Take the data below and copy exactly the lines starting at the one with "The picture is" and finishing at the one with "radial_ticks = [20, 40, 60, 80, 100, 120, 140, 160, 180]", both included.

## Start DATASET EXCERPTS

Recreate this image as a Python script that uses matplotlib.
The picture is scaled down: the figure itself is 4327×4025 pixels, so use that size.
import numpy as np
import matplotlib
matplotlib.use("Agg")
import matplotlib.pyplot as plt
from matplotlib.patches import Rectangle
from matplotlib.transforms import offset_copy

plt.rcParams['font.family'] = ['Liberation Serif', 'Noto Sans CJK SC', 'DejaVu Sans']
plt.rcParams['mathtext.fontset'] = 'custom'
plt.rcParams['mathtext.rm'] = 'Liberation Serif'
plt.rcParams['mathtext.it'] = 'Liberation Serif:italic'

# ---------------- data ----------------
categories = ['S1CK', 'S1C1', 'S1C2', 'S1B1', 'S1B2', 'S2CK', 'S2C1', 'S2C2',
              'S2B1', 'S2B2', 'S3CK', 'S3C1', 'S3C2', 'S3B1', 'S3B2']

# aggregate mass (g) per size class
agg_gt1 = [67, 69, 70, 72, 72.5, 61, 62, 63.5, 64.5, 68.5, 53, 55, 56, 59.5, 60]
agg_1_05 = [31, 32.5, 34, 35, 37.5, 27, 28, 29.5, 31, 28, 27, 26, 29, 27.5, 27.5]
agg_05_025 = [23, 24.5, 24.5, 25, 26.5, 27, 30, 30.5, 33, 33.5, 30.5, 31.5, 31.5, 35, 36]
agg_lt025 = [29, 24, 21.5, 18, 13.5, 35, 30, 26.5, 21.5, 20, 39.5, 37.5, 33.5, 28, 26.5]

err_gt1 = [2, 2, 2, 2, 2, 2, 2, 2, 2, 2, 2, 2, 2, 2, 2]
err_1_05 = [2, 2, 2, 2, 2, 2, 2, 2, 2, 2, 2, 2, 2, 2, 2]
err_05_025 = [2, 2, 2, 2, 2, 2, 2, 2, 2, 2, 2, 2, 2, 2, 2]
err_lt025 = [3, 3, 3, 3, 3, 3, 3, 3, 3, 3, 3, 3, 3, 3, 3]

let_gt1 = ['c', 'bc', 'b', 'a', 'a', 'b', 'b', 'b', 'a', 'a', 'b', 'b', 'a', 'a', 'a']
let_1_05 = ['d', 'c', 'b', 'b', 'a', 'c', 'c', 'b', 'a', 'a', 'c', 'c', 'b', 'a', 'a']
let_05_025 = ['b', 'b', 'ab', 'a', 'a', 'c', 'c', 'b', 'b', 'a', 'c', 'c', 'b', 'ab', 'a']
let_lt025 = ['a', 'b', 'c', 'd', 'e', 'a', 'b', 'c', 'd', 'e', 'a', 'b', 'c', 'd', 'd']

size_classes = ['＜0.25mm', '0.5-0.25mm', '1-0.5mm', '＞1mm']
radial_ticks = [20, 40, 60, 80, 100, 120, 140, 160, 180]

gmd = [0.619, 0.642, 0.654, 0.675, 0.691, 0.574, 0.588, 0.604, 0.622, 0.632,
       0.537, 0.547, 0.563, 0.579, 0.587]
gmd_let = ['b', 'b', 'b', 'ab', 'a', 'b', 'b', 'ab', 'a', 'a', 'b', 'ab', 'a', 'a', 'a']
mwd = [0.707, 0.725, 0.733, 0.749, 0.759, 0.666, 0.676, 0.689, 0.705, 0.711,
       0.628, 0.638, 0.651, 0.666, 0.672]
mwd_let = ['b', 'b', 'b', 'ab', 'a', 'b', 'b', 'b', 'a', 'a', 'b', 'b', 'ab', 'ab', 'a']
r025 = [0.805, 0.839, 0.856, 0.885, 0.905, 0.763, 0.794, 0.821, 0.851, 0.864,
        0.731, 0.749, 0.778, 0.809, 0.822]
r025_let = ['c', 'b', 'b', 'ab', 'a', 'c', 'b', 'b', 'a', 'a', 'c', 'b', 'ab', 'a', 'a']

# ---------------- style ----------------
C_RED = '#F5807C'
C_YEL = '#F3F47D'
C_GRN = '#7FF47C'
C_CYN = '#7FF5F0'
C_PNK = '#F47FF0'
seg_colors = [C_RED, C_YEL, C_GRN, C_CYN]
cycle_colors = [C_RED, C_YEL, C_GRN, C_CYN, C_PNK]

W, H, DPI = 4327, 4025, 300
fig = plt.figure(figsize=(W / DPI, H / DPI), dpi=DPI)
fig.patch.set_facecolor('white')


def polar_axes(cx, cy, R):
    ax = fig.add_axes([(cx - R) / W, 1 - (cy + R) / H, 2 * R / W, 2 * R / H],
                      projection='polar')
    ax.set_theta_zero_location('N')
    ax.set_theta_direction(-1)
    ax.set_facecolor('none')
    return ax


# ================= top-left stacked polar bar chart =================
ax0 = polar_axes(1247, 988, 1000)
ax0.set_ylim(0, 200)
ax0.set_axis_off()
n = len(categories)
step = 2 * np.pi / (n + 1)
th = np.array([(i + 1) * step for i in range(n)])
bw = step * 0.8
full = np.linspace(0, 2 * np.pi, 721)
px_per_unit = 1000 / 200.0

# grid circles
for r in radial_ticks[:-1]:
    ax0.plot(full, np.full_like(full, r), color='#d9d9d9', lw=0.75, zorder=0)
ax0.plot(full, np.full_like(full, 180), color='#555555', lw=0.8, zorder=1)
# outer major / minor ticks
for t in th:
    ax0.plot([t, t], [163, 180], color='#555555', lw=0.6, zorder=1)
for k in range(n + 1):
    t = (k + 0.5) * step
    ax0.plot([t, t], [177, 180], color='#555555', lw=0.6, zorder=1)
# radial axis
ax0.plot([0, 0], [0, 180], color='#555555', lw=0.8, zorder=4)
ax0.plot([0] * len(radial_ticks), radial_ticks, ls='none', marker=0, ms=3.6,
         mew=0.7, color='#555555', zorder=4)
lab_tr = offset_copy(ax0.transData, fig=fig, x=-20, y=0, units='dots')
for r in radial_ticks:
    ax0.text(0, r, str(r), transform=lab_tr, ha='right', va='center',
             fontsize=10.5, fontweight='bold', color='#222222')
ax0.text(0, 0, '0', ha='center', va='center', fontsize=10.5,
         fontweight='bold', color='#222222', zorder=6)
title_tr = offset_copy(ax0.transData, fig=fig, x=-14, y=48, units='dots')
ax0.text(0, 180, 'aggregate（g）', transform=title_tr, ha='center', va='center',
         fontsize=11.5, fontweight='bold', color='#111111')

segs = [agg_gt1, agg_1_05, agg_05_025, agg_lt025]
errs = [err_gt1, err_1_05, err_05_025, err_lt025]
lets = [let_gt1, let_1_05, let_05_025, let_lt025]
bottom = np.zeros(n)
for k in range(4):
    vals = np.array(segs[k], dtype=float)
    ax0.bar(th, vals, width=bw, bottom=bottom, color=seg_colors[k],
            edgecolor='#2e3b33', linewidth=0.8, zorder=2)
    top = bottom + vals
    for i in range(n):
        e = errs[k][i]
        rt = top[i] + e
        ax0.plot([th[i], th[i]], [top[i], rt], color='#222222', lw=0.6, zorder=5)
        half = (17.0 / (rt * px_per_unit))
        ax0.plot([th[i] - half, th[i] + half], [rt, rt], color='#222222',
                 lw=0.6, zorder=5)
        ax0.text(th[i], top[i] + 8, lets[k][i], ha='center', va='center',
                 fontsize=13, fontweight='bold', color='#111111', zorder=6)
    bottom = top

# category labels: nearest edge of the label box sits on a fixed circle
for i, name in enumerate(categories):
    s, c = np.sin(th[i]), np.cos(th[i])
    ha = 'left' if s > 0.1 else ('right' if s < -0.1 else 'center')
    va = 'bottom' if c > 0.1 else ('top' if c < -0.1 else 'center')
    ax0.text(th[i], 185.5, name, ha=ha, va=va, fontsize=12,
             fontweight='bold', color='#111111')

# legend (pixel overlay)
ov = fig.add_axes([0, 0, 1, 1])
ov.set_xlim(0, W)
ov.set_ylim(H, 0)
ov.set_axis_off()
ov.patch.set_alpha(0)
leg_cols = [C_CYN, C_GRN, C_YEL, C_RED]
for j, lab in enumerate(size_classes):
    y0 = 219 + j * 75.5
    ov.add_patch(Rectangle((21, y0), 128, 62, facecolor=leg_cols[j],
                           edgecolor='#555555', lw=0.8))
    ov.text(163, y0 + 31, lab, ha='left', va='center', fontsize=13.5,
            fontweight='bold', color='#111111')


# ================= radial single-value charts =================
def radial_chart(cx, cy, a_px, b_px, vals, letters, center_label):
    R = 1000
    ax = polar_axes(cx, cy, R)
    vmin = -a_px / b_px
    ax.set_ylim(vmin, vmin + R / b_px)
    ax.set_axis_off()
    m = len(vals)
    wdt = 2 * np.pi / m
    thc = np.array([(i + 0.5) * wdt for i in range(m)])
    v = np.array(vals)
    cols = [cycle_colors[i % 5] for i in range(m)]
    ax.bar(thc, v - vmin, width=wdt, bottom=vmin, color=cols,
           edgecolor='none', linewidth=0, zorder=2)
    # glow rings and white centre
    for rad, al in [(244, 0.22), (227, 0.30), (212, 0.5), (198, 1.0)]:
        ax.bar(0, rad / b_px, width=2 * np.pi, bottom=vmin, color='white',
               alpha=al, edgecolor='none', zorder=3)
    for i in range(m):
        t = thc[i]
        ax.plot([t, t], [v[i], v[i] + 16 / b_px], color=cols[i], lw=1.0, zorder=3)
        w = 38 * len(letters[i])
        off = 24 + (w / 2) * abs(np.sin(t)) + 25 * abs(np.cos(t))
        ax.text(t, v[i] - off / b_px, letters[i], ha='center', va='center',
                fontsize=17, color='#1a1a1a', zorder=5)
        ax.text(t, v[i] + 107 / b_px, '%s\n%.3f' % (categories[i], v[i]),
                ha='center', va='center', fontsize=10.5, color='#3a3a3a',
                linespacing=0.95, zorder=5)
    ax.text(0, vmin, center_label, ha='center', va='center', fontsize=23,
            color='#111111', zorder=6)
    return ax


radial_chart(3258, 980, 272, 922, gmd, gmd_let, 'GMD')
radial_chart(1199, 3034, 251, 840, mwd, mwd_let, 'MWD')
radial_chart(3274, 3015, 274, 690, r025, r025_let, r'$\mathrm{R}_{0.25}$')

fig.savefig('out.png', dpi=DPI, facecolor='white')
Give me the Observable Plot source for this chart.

## End DATASET EXCERPTS

● OUTPUT OF THE EXERCISE:
The picture is scaled down: the figure itself is 4327×4025 pixels, so use that size.
import numpy as np
import matplotlib
matplotlib.use("Agg")
import matplotlib.pyplot as plt
from matplotlib.patches import Rectangle
from matplotlib.transforms import offset_copy

plt.rcParams['font.family'] = ['Liberation Serif', 'Noto Sans CJK SC', 'DejaVu Sans']
plt.rcParams['mathtext.fontset'] = 'custom'
plt.rcParams['mathtext.rm'] = 'Liberation Serif'
plt.rcParams['mathtext.it'] = 'Liberation Serif:italic'

# ---------------- data ----------------
categories = ['S1CK', 'S1C1', 'S1C2', 'S1B1', 'S1B2', 'S2CK', 'S2C1', 'S2C2',
              'S2B1', 'S2B2', 'S3CK', 'S3C1', 'S3C2', 'S3B1', 'S3B2']

# aggregate mass (g) per size class
agg_gt1 = [67, 69, 70, 72, 72.5, 61, 62, 63.5, 64.5, 68.5, 53, 55, 56, 59.5, 60]
agg_1_05 = [31, 32.5, 34, 35, 37.5, 27, 28, 29.5, 31, 28, 27, 26, 29, 27.5, 27.5]
agg_05_025 = [23, 24.5, 24.5, 25, 26.5, 27, 30, 30.5, 33, 33.5, 30.5, 31.5, 31.5, 35, 36]
agg_lt025 = [29, 24, 21.5, 18, 13.5, 35, 30, 26.5, 21.5, 20, 39.5, 37.5, 33.5, 28, 26.5]

err_gt1 = [2, 2, 2, 2, 2, 2, 2, 2, 2, 2, 2, 2, 2, 2, 2]
err_1_05 = [2, 2, 2, 2, 2, 2, 2, 2, 2, 2, 2, 2, 2, 2, 2]
err_05_025 = [2, 2, 2, 2, 2, 2, 2, 2, 2, 2, 2, 2, 2, 2, 2]
err_lt025 = [3, 3, 3, 3, 3, 3, 3, 3, 3, 3, 3, 3, 3, 3, 3]

let_gt1 = ['c', 'bc', 'b', 'a', 'a', 'b', 'b', 'b', 'a', 'a', 'b', 'b', 'a', 'a', 'a']
let_1_05 = ['d', 'c', 'b', 'b', 'a', 'c', 'c', 'b', 'a', 'a', 'c', 'c', 'b', 'a', 'a']
let_05_025 = ['b', 'b', 'ab', 'a', 'a', 'c', 'c', 'b', 'b', 'a', 'c', 'c', 'b', 'ab', 'a']
let_lt025 = ['a', 'b', 'c', 'd', 'e', 'a', 'b', 'c', 'd', 'e', 'a', 'b', 'c', 'd', 'd']

size_classes = ['＜0.25mm', '0.5-0.25mm', '1-0.5mm', '＞1mm']
radial_ticks = [20, 40, 60, 80, 100, 120, 140, 160, 180]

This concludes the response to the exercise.